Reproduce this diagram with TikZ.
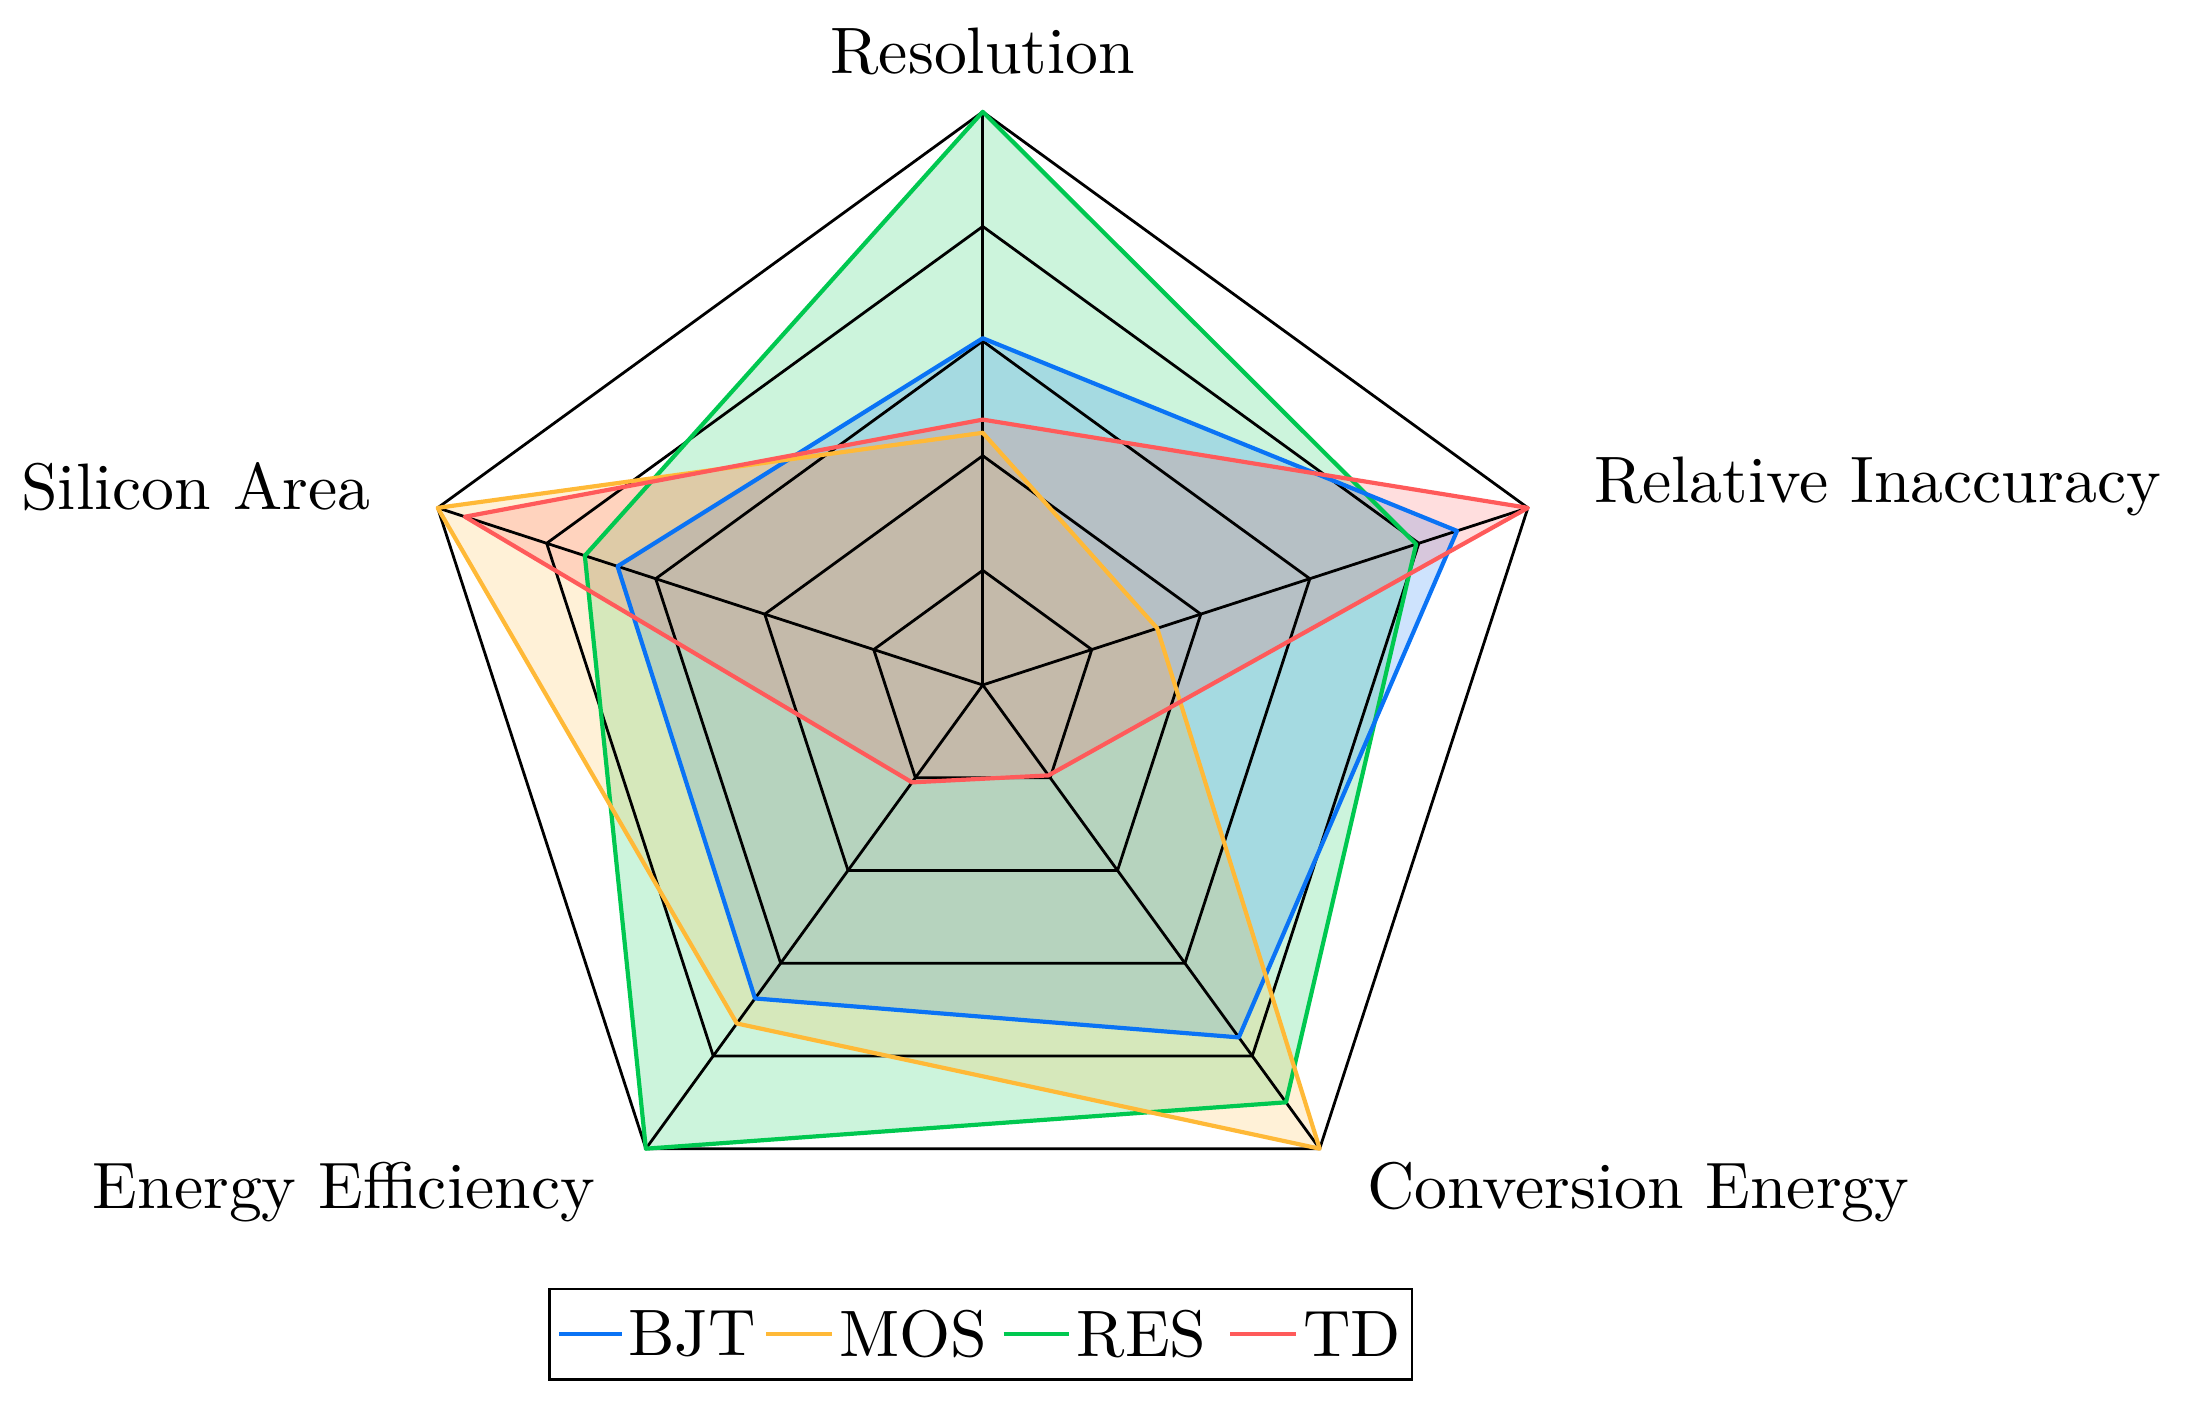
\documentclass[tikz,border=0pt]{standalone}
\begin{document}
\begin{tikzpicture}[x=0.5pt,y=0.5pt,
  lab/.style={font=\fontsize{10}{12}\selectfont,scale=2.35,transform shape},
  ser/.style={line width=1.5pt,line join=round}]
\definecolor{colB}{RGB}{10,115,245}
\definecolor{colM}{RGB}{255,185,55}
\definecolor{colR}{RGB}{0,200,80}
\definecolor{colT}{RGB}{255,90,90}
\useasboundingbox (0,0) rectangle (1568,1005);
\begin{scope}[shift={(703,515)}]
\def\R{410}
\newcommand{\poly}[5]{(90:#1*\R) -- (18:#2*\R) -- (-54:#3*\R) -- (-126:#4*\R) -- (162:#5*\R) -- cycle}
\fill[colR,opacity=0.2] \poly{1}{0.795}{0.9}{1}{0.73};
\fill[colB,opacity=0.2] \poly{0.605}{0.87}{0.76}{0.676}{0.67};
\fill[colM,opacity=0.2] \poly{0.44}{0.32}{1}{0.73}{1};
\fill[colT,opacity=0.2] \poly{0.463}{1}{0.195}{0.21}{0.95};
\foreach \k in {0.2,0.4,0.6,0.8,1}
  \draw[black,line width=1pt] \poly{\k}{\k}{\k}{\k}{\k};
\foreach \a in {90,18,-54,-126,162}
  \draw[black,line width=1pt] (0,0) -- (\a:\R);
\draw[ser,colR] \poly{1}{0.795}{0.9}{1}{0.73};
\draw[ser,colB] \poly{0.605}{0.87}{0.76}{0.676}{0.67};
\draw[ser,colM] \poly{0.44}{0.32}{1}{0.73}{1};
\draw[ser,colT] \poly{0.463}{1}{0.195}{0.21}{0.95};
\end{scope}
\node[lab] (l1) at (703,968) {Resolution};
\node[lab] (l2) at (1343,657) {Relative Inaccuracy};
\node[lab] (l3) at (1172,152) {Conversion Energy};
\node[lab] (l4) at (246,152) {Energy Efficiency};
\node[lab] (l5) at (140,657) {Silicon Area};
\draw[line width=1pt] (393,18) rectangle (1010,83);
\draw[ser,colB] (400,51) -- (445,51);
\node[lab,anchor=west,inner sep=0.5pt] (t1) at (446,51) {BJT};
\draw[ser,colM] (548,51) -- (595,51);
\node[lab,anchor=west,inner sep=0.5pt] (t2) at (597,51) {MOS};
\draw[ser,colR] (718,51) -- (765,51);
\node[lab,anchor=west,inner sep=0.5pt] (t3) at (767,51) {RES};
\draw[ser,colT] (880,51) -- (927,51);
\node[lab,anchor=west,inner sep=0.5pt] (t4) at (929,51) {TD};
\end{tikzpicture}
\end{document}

====================

Work instructions => Repeat all the data as it stands, dropping any images it holds.

Result for this exercise =>
Reproduce this diagram with TikZ.
\documentclass[tikz,border=0pt]{standalone}
\begin{document}
\begin{tikzpicture}[x=0.5pt,y=0.5pt,
  lab/.style={font=\fontsize{10}{12}\selectfont,scale=2.35,transform shape},
  ser/.style={line width=1.5pt,line join=round}]
\definecolor{colB}{RGB}{10,115,245}
\definecolor{colM}{RGB}{255,185,55}
\definecolor{colR}{RGB}{0,200,80}
\definecolor{colT}{RGB}{255,90,90}
\useasboundingbox (0,0) rectangle (1568,1005);
\begin{scope}[shift={(703,515)}]
\def\R{410}
\newcommand{\poly}[5]{(90:#1*\R) -- (18:#2*\R) -- (-54:#3*\R) -- (-126:#4*\R) -- (162:#5*\R) -- cycle}
\fill[colR,opacity=0.2] \poly{1}{0.795}{0.9}{1}{0.73};
\fill[colB,opacity=0.2] \poly{0.605}{0.87}{0.76}{0.676}{0.67};
\fill[colM,opacity=0.2] \poly{0.44}{0.32}{1}{0.73}{1};
\fill[colT,opacity=0.2] \poly{0.463}{1}{0.195}{0.21}{0.95};
\foreach \k in {0.2,0.4,0.6,0.8,1}
  \draw[black,line width=1pt] \poly{\k}{\k}{\k}{\k}{\k};
\foreach \a in {90,18,-54,-126,162}
  \draw[black,line width=1pt] (0,0) -- (\a:\R);
\draw[ser,colR] \poly{1}{0.795}{0.9}{1}{0.73};
\draw[ser,colB] \poly{0.605}{0.87}{0.76}{0.676}{0.67};
\draw[ser,colM] \poly{0.44}{0.32}{1}{0.73}{1};
\draw[ser,colT] \poly{0.463}{1}{0.195}{0.21}{0.95};
\end{scope}
\node[lab] (l1) at (703,968) {Resolution};
\node[lab] (l2) at (1343,657) {Relative Inaccuracy};
\node[lab] (l3) at (1172,152) {Conversion Energy};
\node[lab] (l4) at (246,152) {Energy Efficiency};
\node[lab] (l5) at (140,657) {Silicon Area};
\draw[line width=1pt] (393,18) rectangle (1010,83);
\draw[ser,colB] (400,51) -- (445,51);
\node[lab,anchor=west,inner sep=0.5pt] (t1) at (446,51) {BJT};
\draw[ser,colM] (548,51) -- (595,51);
\node[lab,anchor=west,inner sep=0.5pt] (t2) at (597,51) {MOS};
\draw[ser,colR] (718,51) -- (765,51);
\node[lab,anchor=west,inner sep=0.5pt] (t3) at (767,51) {RES};
\draw[ser,colT] (880,51) -- (927,51);
\node[lab,anchor=west,inner sep=0.5pt] (t4) at (929,51) {TD};
\end{tikzpicture}
\end{document}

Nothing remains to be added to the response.